Endpoint Security , Regulation , Standards, Regulations & Compliance
Waiver Allows Component Swaps for 1 Year • June 15, 2026
The U.S. Federal Communications Commission approved a cable industry lobbying group's request to grant large scale internet service providers with a waiver from Trump administrations' current ban on foreign-made routers.
The Tuesday order administered by the Office of Engineering and Technology, gives internet service providers such as Charter, Cox Communications, Comcast NBCUniversal and others, a limited, one-year waiver allowing manufacturers to continue producing substitute components in already approved consumer routers, without the need for recertification.
The NCTA - The Internet & Television Association sought the waiver for member companies after warning about consumer router shortages and possible supply-chain disruptions caused by a March order to ban foreign-made consumer routers (see: US FCC Targets Foreign Routers in Supply-Chain Crackdown).

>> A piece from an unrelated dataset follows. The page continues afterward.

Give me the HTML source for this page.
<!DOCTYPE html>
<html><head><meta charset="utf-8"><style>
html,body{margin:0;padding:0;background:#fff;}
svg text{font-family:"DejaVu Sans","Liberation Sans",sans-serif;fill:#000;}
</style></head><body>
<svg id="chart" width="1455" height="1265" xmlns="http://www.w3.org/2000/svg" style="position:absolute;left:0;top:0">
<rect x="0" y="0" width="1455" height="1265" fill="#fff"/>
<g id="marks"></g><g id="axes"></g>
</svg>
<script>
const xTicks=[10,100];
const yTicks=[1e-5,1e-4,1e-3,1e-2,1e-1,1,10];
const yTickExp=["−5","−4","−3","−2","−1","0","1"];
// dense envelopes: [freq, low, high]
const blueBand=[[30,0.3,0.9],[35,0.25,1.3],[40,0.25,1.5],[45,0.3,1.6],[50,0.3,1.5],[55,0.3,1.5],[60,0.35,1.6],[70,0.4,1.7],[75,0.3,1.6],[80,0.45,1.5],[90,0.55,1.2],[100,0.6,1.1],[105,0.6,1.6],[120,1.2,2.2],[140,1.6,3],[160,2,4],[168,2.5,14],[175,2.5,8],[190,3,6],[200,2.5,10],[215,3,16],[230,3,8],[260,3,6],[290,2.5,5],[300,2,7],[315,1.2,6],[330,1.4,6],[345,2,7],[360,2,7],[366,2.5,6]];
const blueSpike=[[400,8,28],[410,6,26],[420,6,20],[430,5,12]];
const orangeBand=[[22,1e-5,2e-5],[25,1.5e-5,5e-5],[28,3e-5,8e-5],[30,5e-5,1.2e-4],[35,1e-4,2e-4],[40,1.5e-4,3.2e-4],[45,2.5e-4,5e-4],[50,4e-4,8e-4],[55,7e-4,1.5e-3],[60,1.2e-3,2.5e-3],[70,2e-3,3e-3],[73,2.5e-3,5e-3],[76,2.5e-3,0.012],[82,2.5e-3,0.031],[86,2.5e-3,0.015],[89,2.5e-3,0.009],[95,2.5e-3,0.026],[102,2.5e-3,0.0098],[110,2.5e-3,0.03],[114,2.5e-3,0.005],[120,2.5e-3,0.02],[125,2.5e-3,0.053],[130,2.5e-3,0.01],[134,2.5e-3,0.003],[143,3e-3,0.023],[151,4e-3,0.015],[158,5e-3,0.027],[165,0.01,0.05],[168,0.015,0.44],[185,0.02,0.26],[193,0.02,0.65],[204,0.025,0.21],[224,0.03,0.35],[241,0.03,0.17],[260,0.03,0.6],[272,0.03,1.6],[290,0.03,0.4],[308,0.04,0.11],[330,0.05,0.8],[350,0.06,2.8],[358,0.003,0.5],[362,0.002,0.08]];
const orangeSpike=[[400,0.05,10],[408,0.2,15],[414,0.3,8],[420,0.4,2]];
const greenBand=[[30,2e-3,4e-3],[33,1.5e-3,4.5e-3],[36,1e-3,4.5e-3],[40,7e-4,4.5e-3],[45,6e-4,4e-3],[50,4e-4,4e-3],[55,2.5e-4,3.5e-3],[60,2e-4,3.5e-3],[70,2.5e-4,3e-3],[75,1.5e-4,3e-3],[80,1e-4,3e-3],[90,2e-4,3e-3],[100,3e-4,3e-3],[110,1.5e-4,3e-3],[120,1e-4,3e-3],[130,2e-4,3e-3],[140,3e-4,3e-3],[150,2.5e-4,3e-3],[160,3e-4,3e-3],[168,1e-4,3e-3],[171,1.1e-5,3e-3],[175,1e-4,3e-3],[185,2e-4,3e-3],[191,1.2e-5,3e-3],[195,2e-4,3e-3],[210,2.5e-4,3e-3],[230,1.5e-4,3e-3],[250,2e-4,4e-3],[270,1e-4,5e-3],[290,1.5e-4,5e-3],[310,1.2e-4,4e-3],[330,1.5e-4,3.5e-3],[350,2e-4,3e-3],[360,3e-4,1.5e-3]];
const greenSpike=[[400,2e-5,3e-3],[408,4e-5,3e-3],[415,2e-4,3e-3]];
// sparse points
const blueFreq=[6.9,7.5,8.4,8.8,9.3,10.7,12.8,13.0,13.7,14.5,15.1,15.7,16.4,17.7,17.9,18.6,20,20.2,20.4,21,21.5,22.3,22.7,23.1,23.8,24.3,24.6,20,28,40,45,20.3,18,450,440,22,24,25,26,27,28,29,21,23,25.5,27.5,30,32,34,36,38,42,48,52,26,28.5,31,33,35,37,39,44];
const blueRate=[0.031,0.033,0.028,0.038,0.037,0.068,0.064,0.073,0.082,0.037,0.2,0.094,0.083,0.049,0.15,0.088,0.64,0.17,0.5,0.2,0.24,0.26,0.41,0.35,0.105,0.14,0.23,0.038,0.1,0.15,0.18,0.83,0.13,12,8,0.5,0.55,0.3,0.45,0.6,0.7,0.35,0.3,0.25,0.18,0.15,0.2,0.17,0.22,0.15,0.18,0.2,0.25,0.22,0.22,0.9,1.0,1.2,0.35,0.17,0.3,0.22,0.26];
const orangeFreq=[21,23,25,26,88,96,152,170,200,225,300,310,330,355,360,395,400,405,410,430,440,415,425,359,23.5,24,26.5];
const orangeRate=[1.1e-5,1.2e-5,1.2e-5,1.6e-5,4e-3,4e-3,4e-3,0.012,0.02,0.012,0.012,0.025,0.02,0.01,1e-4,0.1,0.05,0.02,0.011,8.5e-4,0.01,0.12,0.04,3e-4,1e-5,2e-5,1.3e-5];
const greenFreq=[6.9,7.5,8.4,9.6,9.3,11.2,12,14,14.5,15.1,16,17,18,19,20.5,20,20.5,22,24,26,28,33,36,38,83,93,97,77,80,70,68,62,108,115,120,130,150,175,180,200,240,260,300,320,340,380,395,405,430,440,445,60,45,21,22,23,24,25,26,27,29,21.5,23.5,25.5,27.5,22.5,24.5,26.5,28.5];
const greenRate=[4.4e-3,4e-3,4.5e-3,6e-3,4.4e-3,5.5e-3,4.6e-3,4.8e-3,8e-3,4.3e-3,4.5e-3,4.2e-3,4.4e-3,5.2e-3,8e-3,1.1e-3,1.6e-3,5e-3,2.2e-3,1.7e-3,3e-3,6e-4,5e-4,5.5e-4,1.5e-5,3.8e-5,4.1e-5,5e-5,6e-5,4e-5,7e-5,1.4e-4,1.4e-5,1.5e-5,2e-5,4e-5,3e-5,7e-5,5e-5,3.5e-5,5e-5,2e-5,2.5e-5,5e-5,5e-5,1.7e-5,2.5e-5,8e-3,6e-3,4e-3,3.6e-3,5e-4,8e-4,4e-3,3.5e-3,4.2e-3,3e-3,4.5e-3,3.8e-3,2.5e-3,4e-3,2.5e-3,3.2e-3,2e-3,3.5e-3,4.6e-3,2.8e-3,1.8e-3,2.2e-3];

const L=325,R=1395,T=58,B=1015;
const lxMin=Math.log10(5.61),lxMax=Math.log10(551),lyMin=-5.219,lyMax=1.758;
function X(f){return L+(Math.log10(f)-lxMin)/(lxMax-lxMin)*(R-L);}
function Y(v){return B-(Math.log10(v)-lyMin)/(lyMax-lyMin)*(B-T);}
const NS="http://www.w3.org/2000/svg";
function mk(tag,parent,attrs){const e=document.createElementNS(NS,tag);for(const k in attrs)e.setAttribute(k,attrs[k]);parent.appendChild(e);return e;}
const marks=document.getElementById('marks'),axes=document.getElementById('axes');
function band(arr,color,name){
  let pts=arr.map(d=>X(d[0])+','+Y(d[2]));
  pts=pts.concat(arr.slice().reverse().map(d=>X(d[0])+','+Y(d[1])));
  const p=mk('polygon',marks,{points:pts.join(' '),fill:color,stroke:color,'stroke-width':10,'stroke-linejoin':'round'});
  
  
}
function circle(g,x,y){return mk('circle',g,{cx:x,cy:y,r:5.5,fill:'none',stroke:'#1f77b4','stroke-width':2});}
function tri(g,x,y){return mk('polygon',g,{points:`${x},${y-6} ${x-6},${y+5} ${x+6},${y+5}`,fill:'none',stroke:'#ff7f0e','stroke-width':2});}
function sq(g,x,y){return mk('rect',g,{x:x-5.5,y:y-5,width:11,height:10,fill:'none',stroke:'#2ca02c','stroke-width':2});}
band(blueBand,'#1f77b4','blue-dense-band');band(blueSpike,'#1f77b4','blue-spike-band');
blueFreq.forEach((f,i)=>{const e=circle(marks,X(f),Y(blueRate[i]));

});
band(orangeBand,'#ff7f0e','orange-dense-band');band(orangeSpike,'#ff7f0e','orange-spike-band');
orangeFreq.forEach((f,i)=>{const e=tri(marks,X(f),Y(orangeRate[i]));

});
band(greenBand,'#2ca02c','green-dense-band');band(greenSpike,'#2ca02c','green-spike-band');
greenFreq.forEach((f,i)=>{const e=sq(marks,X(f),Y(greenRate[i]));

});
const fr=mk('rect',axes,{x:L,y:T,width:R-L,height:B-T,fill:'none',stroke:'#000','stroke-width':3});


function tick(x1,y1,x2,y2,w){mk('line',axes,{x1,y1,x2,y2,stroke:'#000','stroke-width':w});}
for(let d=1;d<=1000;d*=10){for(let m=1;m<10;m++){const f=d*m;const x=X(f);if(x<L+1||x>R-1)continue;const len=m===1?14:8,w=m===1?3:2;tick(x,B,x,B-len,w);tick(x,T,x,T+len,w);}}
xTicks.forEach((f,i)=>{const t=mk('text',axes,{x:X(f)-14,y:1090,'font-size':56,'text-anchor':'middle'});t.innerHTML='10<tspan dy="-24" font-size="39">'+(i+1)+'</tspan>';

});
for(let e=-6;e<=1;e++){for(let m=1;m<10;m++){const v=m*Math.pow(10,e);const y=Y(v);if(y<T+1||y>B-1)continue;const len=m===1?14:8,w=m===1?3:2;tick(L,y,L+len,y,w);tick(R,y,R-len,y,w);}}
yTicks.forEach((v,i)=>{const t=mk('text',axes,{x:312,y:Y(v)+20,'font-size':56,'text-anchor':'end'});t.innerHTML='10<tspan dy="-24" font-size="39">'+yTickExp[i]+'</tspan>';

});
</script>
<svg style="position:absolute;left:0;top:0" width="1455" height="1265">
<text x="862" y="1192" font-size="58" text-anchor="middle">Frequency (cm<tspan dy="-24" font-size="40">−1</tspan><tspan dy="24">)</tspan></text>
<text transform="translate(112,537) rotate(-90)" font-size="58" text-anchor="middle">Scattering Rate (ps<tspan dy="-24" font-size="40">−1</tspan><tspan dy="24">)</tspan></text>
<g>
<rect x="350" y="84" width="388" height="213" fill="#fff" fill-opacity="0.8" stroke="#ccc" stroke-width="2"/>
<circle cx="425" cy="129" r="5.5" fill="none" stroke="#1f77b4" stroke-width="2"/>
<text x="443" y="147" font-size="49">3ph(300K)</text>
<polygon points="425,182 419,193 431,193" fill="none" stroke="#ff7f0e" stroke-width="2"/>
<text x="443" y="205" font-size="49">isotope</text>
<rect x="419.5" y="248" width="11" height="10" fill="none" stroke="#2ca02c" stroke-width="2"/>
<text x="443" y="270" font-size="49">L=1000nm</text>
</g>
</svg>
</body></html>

The FCC said it was bound by a finding that hackers, including Chinese nation-state threat actors, have used routers in hacking campaigns. Cybersecurity experts have criticized the order, noting that router vulnerabilities are primarily a function of inadequate patching and equipment operating past its end-of-life. Manufacturers have scrambled to obtain individual waivers to continue selling foreign-made routers in the United States. The FCC in May postponed the cutoff date for already-approved routers to receive software and firmware updates to Jan. 1, 2029. Virtually all consumer-grade routers are manufactured abroad.
Federal rules around networking equipment historically don't allow manufacturers to change router components after FCC certification but the waiver for NCTA members will allow organizations to complete necessary updates without repeating the process.
The waiver allows members the opportunity to "substitute substrate materials and memory modules in its previously certified routers," allowing models in production to remain in production.
"We find that grant of the waiver will serve the public interest by preventing potential disruptions in the availability of broadband for NCTA members’ customers, while still fulfilling the rules’ national security and public safety purpose," wrote the FCC in the newly granted order.